# Supplied material
►
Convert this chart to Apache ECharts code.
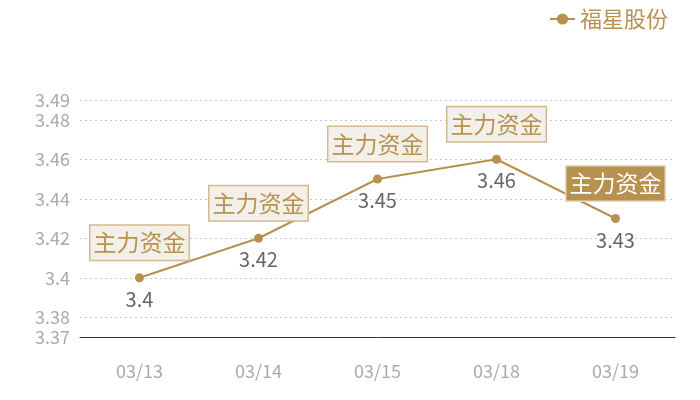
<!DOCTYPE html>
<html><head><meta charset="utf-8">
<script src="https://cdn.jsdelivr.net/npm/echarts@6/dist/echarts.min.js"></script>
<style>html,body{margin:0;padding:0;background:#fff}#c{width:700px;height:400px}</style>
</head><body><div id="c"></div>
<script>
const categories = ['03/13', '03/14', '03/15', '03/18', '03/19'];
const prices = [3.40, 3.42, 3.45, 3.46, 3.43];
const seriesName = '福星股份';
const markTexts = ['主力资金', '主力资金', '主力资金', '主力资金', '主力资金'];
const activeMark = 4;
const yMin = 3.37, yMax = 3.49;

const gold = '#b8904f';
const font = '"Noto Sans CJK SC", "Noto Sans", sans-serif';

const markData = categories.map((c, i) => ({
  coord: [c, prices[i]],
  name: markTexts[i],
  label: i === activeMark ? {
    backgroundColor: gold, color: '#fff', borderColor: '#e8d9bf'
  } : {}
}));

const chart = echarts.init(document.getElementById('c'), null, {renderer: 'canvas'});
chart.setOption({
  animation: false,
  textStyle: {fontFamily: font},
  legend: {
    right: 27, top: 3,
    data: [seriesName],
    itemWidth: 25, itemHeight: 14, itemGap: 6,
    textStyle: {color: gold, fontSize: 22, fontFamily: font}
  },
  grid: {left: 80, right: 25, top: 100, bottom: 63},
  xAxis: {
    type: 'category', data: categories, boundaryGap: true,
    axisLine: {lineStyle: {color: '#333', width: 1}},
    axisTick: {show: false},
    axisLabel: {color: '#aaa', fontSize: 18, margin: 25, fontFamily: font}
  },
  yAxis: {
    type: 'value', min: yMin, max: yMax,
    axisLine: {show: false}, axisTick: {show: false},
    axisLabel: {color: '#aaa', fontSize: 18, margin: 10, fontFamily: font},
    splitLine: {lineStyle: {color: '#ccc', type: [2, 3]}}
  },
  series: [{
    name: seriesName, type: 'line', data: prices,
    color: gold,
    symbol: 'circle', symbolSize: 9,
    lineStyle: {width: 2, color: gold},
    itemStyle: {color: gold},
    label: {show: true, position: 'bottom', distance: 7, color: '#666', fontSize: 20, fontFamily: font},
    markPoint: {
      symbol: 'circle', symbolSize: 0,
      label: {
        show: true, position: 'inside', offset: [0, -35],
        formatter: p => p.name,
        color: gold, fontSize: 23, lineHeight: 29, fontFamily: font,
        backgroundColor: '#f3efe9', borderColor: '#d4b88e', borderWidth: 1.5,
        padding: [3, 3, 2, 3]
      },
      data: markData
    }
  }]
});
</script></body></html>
◄
# Exercise instructions
Every line is to be duplicated exactly, though pictures stay out.

# Worked answer
Convert this chart to Apache ECharts code.
<!DOCTYPE html>
<html><head><meta charset="utf-8">
<script src="https://cdn.jsdelivr.net/npm/echarts@6/dist/echarts.min.js"></script>
<style>html,body{margin:0;padding:0;background:#fff}#c{width:700px;height:400px}</style>
</head><body><div id="c"></div>
<script>
const categories = ['03/13', '03/14', '03/15', '03/18', '03/19'];
const prices = [3.40, 3.42, 3.45, 3.46, 3.43];
const seriesName = '福星股份';
const markTexts = ['主力资金', '主力资金', '主力资金', '主力资金', '主力资金'];
const activeMark = 4;
const yMin = 3.37, yMax = 3.49;

const gold = '#b8904f';
const font = '"Noto Sans CJK SC", "Noto Sans", sans-serif';

const markData = categories.map((c, i) => ({
  coord: [c, prices[i]],
  name: markTexts[i],
  label: i === activeMark ? {
    backgroundColor: gold, color: '#fff', borderColor: '#e8d9bf'
  } : {}
}));

const chart = echarts.init(document.getElementById('c'), null, {renderer: 'canvas'});
chart.setOption({
  animation: false,
  textStyle: {fontFamily: font},
  legend: {
    right: 27, top: 3,
    data: [seriesName],
    itemWidth: 25, itemHeight: 14, itemGap: 6,
    textStyle: {color: gold, fontSize: 22, fontFamily: font}
  },
  grid: {left: 80, right: 25, top: 100, bottom: 63},
  xAxis: {
    type: 'category', data: categories, boundaryGap: true,
    axisLine: {lineStyle: {color: '#333', width: 1}},
    axisTick: {show: false},
    axisLabel: {color: '#aaa', fontSize: 18, margin: 25, fontFamily: font}
  },
  yAxis: {
    type: 'value', min: yMin, max: yMax,
    axisLine: {show: false}, axisTick: {show: false},
    axisLabel: {color: '#aaa', fontSize: 18, margin: 10, fontFamily: font},
    splitLine: {lineStyle: {color: '#ccc', type: [2, 3]}}
  },
  series: [{
    name: seriesName, type: 'line', data: prices,
    color: gold,
    symbol: 'circle', symbolSize: 9,
    lineStyle: {width: 2, color: gold},
    itemStyle: {color: gold},
    label: {show: true, position: 'bottom', distance: 7, color: '#666', fontSize: 20, fontFamily: font},
    markPoint: {
      symbol: 'circle', symbolSize: 0,
      label: {
        show: true, position: 'inside', offset: [0, -35],
        formatter: p => p.name,
        color: gold, fontSize: 23, lineHeight: 29, fontFamily: font,
        backgroundColor: '#f3efe9', borderColor: '#d4b88e', borderWidth: 1.5,
        padding: [3, 3, 2, 3]
      },
      data: markData
    }
  }]
});
</script></body></html>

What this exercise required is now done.